Former Sex Worker Loses De-facto Claim
Since 2009 the Family Law Act has given the Family or Federal Circuit Court the power to adjust the property interests of people who were in a de facto relationship when that relationship breaks down.
But first an applicant to the Court must establish that they were living in a de facto relationship.
Generally the Court recognises a de facto relationship as one where parties who are not legally married to each other or related by family are living together as a couple on a genuine domestic basis for a period of two years. Indices include the duration of the relationship, common residence, financial dependence or inter dependence, ownership, use and acquisition of property, mutual commitment to a shared life, care and support of children, sexual relationships and the reputation and public aspects of the relationship.
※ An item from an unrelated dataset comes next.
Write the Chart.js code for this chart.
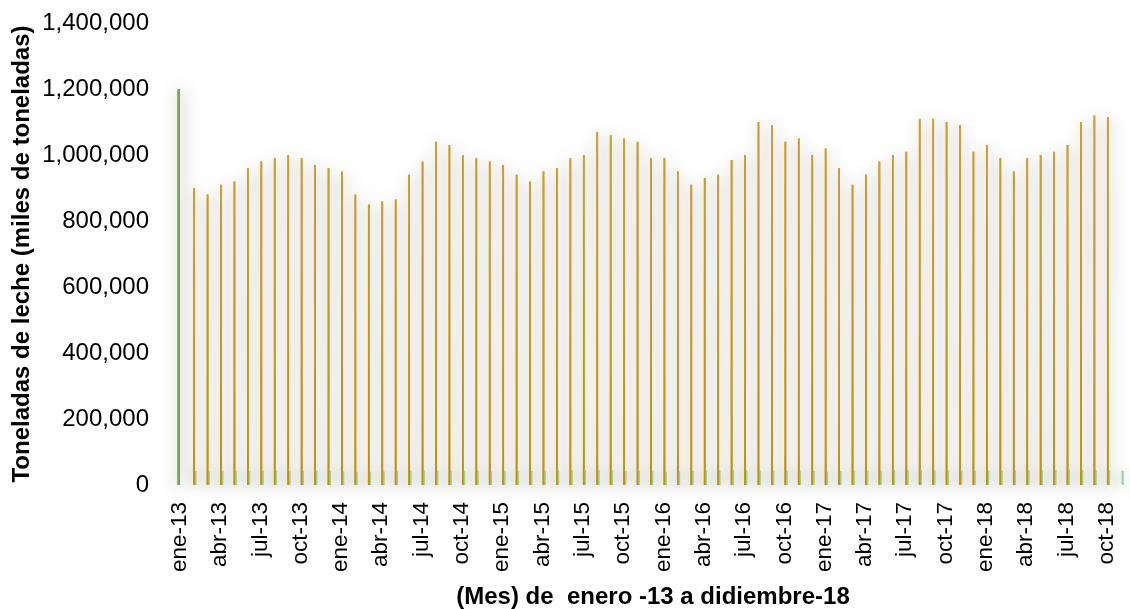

Each case must be considered on its own circumstances.
In a recent interesting case, an applicant who had been a sex worker claimed a de facto relationship existed with a former client and that an adjustment of property interests was required.
The applicant met the respondent when he was one of her clients. In the course of their encounters they became friends and after some time the respondent was no longer required to pay for sex.
They went on holidays together and the applicant eventually gave up her job as a sex worker. Some years later the applicant started spending two to five nights a week with the respondent at his residence. However the parties did not share an economic life and at no stage had a joint bank account or jointly acquired property. The respondent met the majority of the expenses.
The Judge was not satisfied that there was a de facto relationship between the parties and dismissed the application. The lack of any financial relationship was a factor on which the Judge placed particular weight.
The Judge commented that even if he had found that there was a de facto relationship, he would not have made an order altering their property interests because the power to adjust property interests requires the Court to be satisfied that there are cogent reasons such as a party to the relationship making financial or non financial contributions.
In this case there was no financial interdependence, no children of the relationship and the Judge was not satisfied that the applicant had been adversely affected financially in any way by the relationship.